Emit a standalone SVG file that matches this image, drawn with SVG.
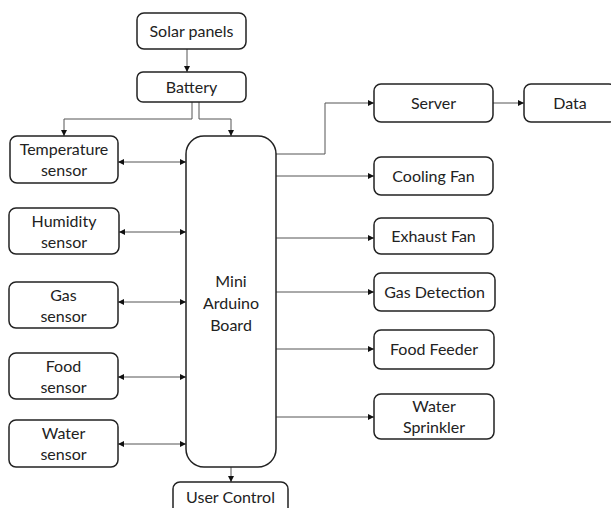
<svg xmlns="http://www.w3.org/2000/svg" width="611" height="508" viewBox="0 0 611 508">
<style>
.box{fill:#fff;stroke:#222;stroke-width:1.5}
.t{font-family:Lato,"Open Sans",sans-serif;font-size:16px;fill:#222;text-anchor:middle}
.c{fill:none;stroke:#555;stroke-width:1}
</style>
<defs>
<marker id="ah" viewBox="0 0 6 6" refX="6" refY="3" markerWidth="6" markerHeight="6" markerUnits="userSpaceOnUse" orient="auto-start-reverse">
<path d="M0,0 L6,3 L0,6 Z" fill="#111"/>
</marker>
</defs>
<rect width="611" height="508" fill="#fff"/>
<g id="connectors">
<path class="c" d="M187,49 V72" marker-end="url(#ah)"/>
<path class="c" d="M192,102 V119 H64 V136" marker-end="url(#ah)"/>
<path class="c" d="M199,102 V119 H231 V136" marker-end="url(#ah)"/>
<path class="c" d="M118,162 H186" marker-start="url(#ah)" marker-end="url(#ah)"/>
<path class="c" d="M119,232 H186" marker-start="url(#ah)" marker-end="url(#ah)"/>
<path class="c" d="M118,302 H186" marker-start="url(#ah)" marker-end="url(#ah)"/>
<path class="c" d="M118,377 H186" marker-start="url(#ah)" marker-end="url(#ah)"/>
<path class="c" d="M118,444 H186" marker-start="url(#ah)" marker-end="url(#ah)"/>
<path class="c" d="M276,154 H325 V103 H374" marker-end="url(#ah)"/>
<path class="c" d="M493,103 H524" marker-end="url(#ah)"/>
<path class="c" d="M276,176 H374" marker-end="url(#ah)"/>
<path class="c" d="M276,238 H374" marker-end="url(#ah)"/>
<path class="c" d="M276,292 H374" marker-end="url(#ah)"/>
<path class="c" d="M276,349 H374" marker-end="url(#ah)"/>
<path class="c" d="M276,417 H374" marker-end="url(#ah)"/>
<path class="c" d="M231,467 V482" marker-end="url(#ah)"/>
</g>
<g id="solar"><rect class="box" x="137" y="13" width="109" height="36" rx="7"/><text class="t" x="191.5" y="37">Solar panels</text></g>
<g id="battery"><rect class="box" x="137" y="72" width="109" height="30" rx="6"/><text class="t" x="191.5" y="93">Battery</text></g>
<g id="temperature"><rect class="box" x="10" y="136" width="108" height="47" rx="7"/><text class="t" x="64" y="155">Temperature</text><text class="t" x="64" y="176">sensor</text></g>
<g id="humidity"><rect class="box" x="9" y="208" width="110" height="46" rx="7"/><text class="t" x="64" y="226.5">Humidity</text><text class="t" x="64" y="247.5">sensor</text></g>
<g id="gas"><rect class="box" x="9" y="282" width="109" height="46" rx="7"/><text class="t" x="63.5" y="300.5">Gas</text><text class="t" x="63.5" y="321.5">sensor</text></g>
<g id="food"><rect class="box" x="9" y="353" width="109" height="46" rx="7"/><text class="t" x="63.5" y="371.5">Food</text><text class="t" x="63.5" y="392.5">sensor</text></g>
<g id="water"><rect class="box" x="9" y="420" width="109" height="47" rx="7"/><text class="t" x="63.5" y="439">Water</text><text class="t" x="63.5" y="460">sensor</text></g>
<g id="arduino"><rect class="box" x="186" y="136" width="90" height="331" rx="18"/><text class="t" x="231" y="286.5">Mini</text><text class="t" x="231" y="308.5">Arduino</text><text class="t" x="231" y="330.5">Board</text></g>
<g id="server"><rect class="box" x="374" y="84" width="119" height="38" rx="7"/><text class="t" x="433.5" y="109">Server</text></g>
<g id="data"><rect class="box" x="524" y="84" width="92" height="38" rx="7"/><text class="t" x="570" y="109">Data</text></g>
<g id="cooling"><rect class="box" x="374" y="157" width="119" height="38" rx="7"/><text class="t" x="433.5" y="182">Cooling Fan</text></g>
<g id="exhaust"><rect class="box" x="374" y="218" width="119" height="36" rx="7"/><text class="t" x="433.5" y="242">Exhaust Fan</text></g>
<g id="gasdetection"><rect class="box" x="374" y="273" width="121" height="38" rx="7"/><text class="t" x="434.5" y="298">Gas Detection</text></g>
<g id="feeder"><rect class="box" x="374" y="330" width="120" height="39" rx="7"/><text class="t" x="434" y="355">Food Feeder</text></g>
<g id="sprinkler"><rect class="box" x="374" y="394" width="120" height="45" rx="7"/><text class="t" x="434" y="411.5">Water</text><text class="t" x="434" y="432.5">Sprinkler</text></g>
<g id="usercontrol"><rect class="box" x="173" y="482" width="115" height="40" rx="7"/><text class="t" x="230.5" y="502.5">User Control</text></g>
</svg>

○ ○ ○ ○ ○

* EXERCISE TASK: Make an exact copy of the data, leaving its pictures out.

* FINAL RESULT:
Emit a standalone SVG file that matches this image, drawn with SVG.
<svg xmlns="http://www.w3.org/2000/svg" width="611" height="508" viewBox="0 0 611 508">
<style>
.box{fill:#fff;stroke:#222;stroke-width:1.5}
.t{font-family:Lato,"Open Sans",sans-serif;font-size:16px;fill:#222;text-anchor:middle}
.c{fill:none;stroke:#555;stroke-width:1}
</style>
<defs>
<marker id="ah" viewBox="0 0 6 6" refX="6" refY="3" markerWidth="6" markerHeight="6" markerUnits="userSpaceOnUse" orient="auto-start-reverse">
<path d="M0,0 L6,3 L0,6 Z" fill="#111"/>
</marker>
</defs>
<rect width="611" height="508" fill="#fff"/>
<g id="connectors">
<path class="c" d="M187,49 V72" marker-end="url(#ah)"/>
<path class="c" d="M192,102 V119 H64 V136" marker-end="url(#ah)"/>
<path class="c" d="M199,102 V119 H231 V136" marker-end="url(#ah)"/>
<path class="c" d="M118,162 H186" marker-start="url(#ah)" marker-end="url(#ah)"/>
<path class="c" d="M119,232 H186" marker-start="url(#ah)" marker-end="url(#ah)"/>
<path class="c" d="M118,302 H186" marker-start="url(#ah)" marker-end="url(#ah)"/>
<path class="c" d="M118,377 H186" marker-start="url(#ah)" marker-end="url(#ah)"/>
<path class="c" d="M118,444 H186" marker-start="url(#ah)" marker-end="url(#ah)"/>
<path class="c" d="M276,154 H325 V103 H374" marker-end="url(#ah)"/>
<path class="c" d="M493,103 H524" marker-end="url(#ah)"/>
<path class="c" d="M276,176 H374" marker-end="url(#ah)"/>
<path class="c" d="M276,238 H374" marker-end="url(#ah)"/>
<path class="c" d="M276,292 H374" marker-end="url(#ah)"/>
<path class="c" d="M276,349 H374" marker-end="url(#ah)"/>
<path class="c" d="M276,417 H374" marker-end="url(#ah)"/>
<path class="c" d="M231,467 V482" marker-end="url(#ah)"/>
</g>
<g id="solar"><rect class="box" x="137" y="13" width="109" height="36" rx="7"/><text class="t" x="191.5" y="37">Solar panels</text></g>
<g id="battery"><rect class="box" x="137" y="72" width="109" height="30" rx="6"/><text class="t" x="191.5" y="93">Battery</text></g>
<g id="temperature"><rect class="box" x="10" y="136" width="108" height="47" rx="7"/><text class="t" x="64" y="155">Temperature</text><text class="t" x="64" y="176">sensor</text></g>
<g id="humidity"><rect class="box" x="9" y="208" width="110" height="46" rx="7"/><text class="t" x="64" y="226.5">Humidity</text><text class="t" x="64" y="247.5">sensor</text></g>
<g id="gas"><rect class="box" x="9" y="282" width="109" height="46" rx="7"/><text class="t" x="63.5" y="300.5">Gas</text><text class="t" x="63.5" y="321.5">sensor</text></g>
<g id="food"><rect class="box" x="9" y="353" width="109" height="46" rx="7"/><text class="t" x="63.5" y="371.5">Food</text><text class="t" x="63.5" y="392.5">sensor</text></g>
<g id="water"><rect class="box" x="9" y="420" width="109" height="47" rx="7"/><text class="t" x="63.5" y="439">Water</text><text class="t" x="63.5" y="460">sensor</text></g>
<g id="arduino"><rect class="box" x="186" y="136" width="90" height="331" rx="18"/><text class="t" x="231" y="286.5">Mini</text><text class="t" x="231" y="308.5">Arduino</text><text class="t" x="231" y="330.5">Board</text></g>
<g id="server"><rect class="box" x="374" y="84" width="119" height="38" rx="7"/><text class="t" x="433.5" y="109">Server</text></g>
<g id="data"><rect class="box" x="524" y="84" width="92" height="38" rx="7"/><text class="t" x="570" y="109">Data</text></g>
<g id="cooling"><rect class="box" x="374" y="157" width="119" height="38" rx="7"/><text class="t" x="433.5" y="182">Cooling Fan</text></g>
<g id="exhaust"><rect class="box" x="374" y="218" width="119" height="36" rx="7"/><text class="t" x="433.5" y="242">Exhaust Fan</text></g>
<g id="gasdetection"><rect class="box" x="374" y="273" width="121" height="38" rx="7"/><text class="t" x="434.5" y="298">Gas Detection</text></g>
<g id="feeder"><rect class="box" x="374" y="330" width="120" height="39" rx="7"/><text class="t" x="434" y="355">Food Feeder</text></g>
<g id="sprinkler"><rect class="box" x="374" y="394" width="120" height="45" rx="7"/><text class="t" x="434" y="411.5">Water</text><text class="t" x="434" y="432.5">Sprinkler</text></g>
<g id="usercontrol"><rect class="box" x="173" y="482" width="115" height="40" rx="7"/><text class="t" x="230.5" y="502.5">User Control</text></g>
</svg>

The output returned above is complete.